Biswapped networks of the form Bsw(G) have recently been proposed as interconnection networks to be implemented as optical transpose interconnection systems. We provide a systematic construction of κ+1 vertex-disjoint paths joining any two distinct vertices in Bsw(G), where κ≥1 is the connectivity of G. In doing so, we obtain an upper bound of max{2Δ(G)+5, Δκ(G)+Δ(G)+2} on the (κ+1)-diameter of Bsw(G), where Δ(G) is the diameter of G and Δκ(G) the κ-diameter.
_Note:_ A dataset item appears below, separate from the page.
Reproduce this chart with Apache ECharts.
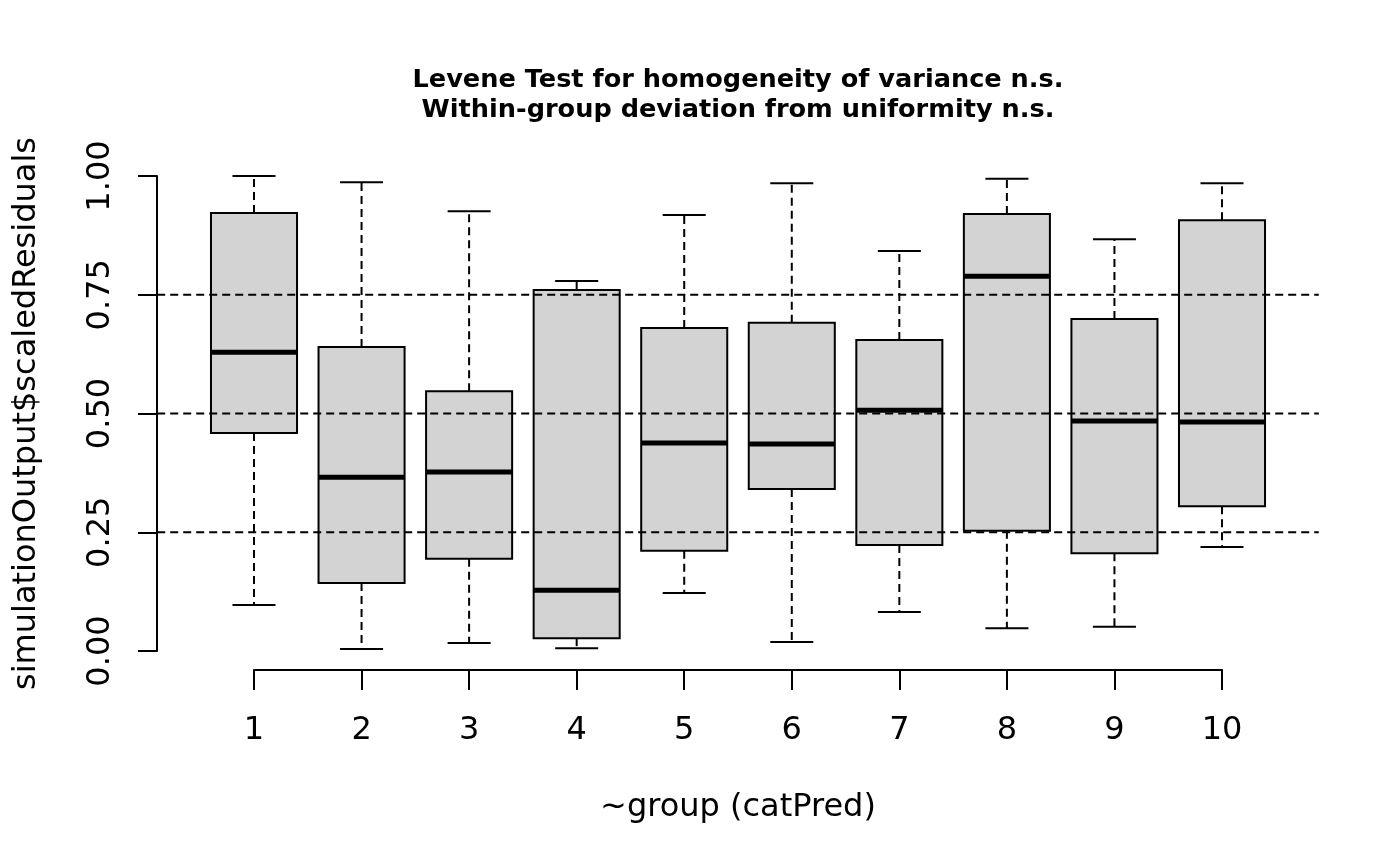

Suppose that we have a deterministic multipath source routing algorithm in an interconnection network G that finds κ mutually vertex-disjoint paths in G joining any two distinct vertices and does this in time polynomial in Δκ(G), Δ(G) and κ (and independently of the number of vertices of G). Our constructions yield an analogous deterministic multipath source routing algorithm in the interconnection network Bsw(G) that finds κ+1 mutually vertex-disjoint paths joining any two distinct vertices in Bsw(G) so that these paths, all have length bounded as above. Moreover, our algorithm has time complexity polynomial in Δκ(G), Δ(G) and κ. We also show that if G is Hamiltonian, then Bsw (G) is Hamiltonian, and that if G is a Cayley graph, then Bsw(G) is a Cayley graph.